Sara Sowell is an artist and filmmaker based in Milwaukee, WI. Her film, performance and installation work reanimates legacies of art and media production with irreverence through photographic abstraction and chance methods. Her work has shown in international festivals, artist-run spaces and galleries including Underscore, Milwaukee, WI; CROSSROADS, San Francisco, CA; The Nightingale, Chicago, IL; The Wexner Center, Columbus, OH; Antimatter [Media Art], Victoria, BC; Baltic Analog Lab, Cēsis, LV; and The Film-makers’ Cooperative, New York. She currently teaches at the Milwaukee Institute of Art and Design.
Yiyi Liu is a new media artist primarily focused on computer graphics (CG). His works draw from the glitches and errors he has encountered in software, which have become his expressive vocabulary. His practice is informed by a grotesque aesthetic, which he employs to translate his observations and emotional experiences into digital scenes.

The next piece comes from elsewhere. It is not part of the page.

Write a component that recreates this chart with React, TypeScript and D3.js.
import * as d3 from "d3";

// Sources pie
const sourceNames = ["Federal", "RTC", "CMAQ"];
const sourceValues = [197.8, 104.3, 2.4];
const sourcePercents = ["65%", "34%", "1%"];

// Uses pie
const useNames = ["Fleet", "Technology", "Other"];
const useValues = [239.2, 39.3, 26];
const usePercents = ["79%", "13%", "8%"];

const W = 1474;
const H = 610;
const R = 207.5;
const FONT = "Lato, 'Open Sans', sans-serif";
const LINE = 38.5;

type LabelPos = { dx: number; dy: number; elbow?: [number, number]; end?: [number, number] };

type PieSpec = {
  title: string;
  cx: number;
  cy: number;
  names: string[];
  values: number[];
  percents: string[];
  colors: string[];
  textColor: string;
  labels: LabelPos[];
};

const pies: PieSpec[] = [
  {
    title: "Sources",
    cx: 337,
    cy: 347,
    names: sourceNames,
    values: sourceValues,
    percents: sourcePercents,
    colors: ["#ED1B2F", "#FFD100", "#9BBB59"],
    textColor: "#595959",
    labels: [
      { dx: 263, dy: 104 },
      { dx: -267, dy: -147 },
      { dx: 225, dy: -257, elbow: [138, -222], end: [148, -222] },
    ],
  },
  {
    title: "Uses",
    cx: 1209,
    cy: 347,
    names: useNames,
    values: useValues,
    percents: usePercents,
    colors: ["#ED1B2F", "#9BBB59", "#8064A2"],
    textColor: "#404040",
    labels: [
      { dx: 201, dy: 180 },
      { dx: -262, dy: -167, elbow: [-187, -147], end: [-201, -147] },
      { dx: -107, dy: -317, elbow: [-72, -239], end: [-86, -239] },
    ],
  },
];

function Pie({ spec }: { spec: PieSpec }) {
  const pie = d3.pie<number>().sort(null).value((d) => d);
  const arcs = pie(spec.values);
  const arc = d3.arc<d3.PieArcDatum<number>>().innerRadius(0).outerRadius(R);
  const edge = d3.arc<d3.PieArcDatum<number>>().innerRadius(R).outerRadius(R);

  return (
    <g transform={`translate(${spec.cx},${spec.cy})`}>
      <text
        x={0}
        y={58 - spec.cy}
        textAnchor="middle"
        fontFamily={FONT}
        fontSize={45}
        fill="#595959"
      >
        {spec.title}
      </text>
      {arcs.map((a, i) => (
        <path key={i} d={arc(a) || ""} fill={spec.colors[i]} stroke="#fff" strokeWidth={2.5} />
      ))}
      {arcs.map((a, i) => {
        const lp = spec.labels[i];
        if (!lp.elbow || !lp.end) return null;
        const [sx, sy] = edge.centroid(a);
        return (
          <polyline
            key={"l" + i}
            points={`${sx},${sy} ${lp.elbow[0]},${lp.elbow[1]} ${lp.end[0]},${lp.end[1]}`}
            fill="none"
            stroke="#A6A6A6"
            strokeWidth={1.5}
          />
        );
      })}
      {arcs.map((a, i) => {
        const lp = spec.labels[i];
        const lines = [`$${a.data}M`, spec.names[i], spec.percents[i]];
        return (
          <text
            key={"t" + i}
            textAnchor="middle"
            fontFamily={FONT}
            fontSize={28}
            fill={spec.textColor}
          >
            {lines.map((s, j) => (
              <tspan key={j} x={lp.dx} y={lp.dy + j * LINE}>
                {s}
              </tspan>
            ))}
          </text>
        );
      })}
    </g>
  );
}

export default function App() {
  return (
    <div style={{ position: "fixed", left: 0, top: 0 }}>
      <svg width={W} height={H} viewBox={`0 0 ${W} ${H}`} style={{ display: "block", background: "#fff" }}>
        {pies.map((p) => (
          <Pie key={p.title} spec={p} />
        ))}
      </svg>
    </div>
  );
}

Ále Campos (b. Los Angeles, California) is a queer, Salvadorian-American multidisciplinary artist and performance maker currently based in Chicago, IL. They received a BA from Bennington College (2016) and an MFA in Performance at The School of The Art Institute of Chicago (2022).Their work has been shown at the Hyde Park Arts Center, NO NATION, Comfort Station, Jude Gallery, Heaven Gallery, Ruschwoman (Chicago, IL), Collar Works (Troy, NY), September Gallery, The 405 Project (Hudson, NY), and Kunsthalle Darmstadt (Germany). November 2022 marked their inaugural solo exhibition at Lane Meyer Projects (Denver, CO). They are a recipient of the 2022 James Nelson Fellowship Award at SAIC and the City of Hudson’s Tourism Board Grant (2021). Last year, they were invited to exhibit in HPAC’s Ground Floor Biennial Exhibition, a survey of Chicago’s most promising emerging talent. They are currently a BOLT resident artist at the Chicago Artists’ Coalition and were most recently named a 2023 New City Art Breakout Artist in Chicago. This month their work is being exhibited in a group exhibition surveying work that uses technology as a means of healing, titled “MediaLive” at the Boulder Museum of Contemporary Art (BMOCA).